Find the antiderivative: Polynomial over polynomial

Question

$$\int \frac{x-1}{x^2 + 3x}\;dx $$

After working through it, I arrive at

$$ \frac{1}{3} \Big(\,4\log \big( \,x+3\,\big) - \log \left(\,x \,\right) \Big)$$

Which webwork deems incorrect.

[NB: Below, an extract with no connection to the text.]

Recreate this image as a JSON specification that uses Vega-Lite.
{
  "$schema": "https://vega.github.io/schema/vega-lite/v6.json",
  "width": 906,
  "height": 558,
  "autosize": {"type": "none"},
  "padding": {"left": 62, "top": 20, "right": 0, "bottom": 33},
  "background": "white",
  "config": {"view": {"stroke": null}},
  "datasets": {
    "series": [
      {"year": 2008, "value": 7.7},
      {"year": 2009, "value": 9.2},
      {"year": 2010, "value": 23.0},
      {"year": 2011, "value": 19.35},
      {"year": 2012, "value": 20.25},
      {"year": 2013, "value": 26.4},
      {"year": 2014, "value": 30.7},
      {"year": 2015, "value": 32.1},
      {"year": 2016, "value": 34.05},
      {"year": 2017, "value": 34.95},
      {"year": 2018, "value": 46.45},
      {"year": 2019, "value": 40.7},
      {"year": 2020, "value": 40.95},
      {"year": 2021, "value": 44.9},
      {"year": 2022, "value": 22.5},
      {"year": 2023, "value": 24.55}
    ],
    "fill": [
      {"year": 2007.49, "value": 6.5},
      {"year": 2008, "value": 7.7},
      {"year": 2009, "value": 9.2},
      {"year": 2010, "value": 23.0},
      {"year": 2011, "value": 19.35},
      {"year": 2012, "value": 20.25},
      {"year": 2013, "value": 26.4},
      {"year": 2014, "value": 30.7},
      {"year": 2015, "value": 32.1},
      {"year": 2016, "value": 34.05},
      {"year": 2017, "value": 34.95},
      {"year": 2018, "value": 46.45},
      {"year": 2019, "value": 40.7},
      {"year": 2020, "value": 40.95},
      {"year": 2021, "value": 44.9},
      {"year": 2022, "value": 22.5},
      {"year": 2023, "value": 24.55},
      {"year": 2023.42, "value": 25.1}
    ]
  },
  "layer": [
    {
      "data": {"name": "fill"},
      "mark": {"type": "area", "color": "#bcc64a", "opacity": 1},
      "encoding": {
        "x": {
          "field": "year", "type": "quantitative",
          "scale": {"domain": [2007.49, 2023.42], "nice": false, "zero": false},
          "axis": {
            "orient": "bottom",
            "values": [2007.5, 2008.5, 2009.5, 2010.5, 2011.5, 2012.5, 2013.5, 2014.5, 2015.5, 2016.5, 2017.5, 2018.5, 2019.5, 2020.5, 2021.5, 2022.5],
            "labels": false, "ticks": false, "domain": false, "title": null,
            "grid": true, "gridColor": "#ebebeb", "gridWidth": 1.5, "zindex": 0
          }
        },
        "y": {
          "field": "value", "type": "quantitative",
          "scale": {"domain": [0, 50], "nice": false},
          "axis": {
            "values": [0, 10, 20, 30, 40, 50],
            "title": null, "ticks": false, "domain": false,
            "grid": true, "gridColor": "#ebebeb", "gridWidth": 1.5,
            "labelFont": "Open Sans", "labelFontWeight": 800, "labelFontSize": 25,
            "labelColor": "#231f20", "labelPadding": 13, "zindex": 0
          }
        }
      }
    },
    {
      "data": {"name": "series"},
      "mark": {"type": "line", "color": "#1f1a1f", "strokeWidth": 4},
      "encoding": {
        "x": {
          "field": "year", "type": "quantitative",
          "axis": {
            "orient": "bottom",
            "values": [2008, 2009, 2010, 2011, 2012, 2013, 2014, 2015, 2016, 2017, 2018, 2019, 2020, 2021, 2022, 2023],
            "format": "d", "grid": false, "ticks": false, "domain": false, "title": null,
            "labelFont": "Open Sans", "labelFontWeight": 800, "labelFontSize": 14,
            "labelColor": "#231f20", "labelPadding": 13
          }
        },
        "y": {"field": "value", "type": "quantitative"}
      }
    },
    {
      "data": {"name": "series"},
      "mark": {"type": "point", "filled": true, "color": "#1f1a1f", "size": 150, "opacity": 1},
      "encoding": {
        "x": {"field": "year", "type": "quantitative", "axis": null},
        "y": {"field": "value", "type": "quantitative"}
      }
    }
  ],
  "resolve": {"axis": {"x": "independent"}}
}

Am I going wrong, here?

Answer 1

Notice, $$\int \frac{x-1}{x^2+3x}$$ $$=\int \frac{x-1}{x(x+3)}dx$$ Using partial fractions $$=\int\left( -\frac{1}{3x}+\frac{4}{3(x+3)}\right)dx$$ $$=-\frac{1}{3}\int \frac{dx}{x}+\frac{4}{3}\int \frac{dx}{x+3}$$ $$=-\frac{1}{3}\ln|x|+\frac{4}{3}\ln|x+3|+C$$ $$=\color{red}{\frac{1}{3}(4\ln|x+3|-\ln|x|)+C}$$

You need to use mode '$|\ \ |$' instead of parenthesis '$(\ \ )$' & add a constant $(C)$ of integration in your answer

Answer 2

Undisputably,

$$ \frac{1}{3} \Big(\,4\log \big( \,x+3\,\big) - \log \left(\,x \,\right) \Big)'=\frac{1}{3} \Big(\frac4{x+3} - \frac1x \Big)=\frac{x-1}{(x+3)x}.$$ WeBWorK seems wrong to tell you wrong (requirements to use of absolute values and add a constant are debatable).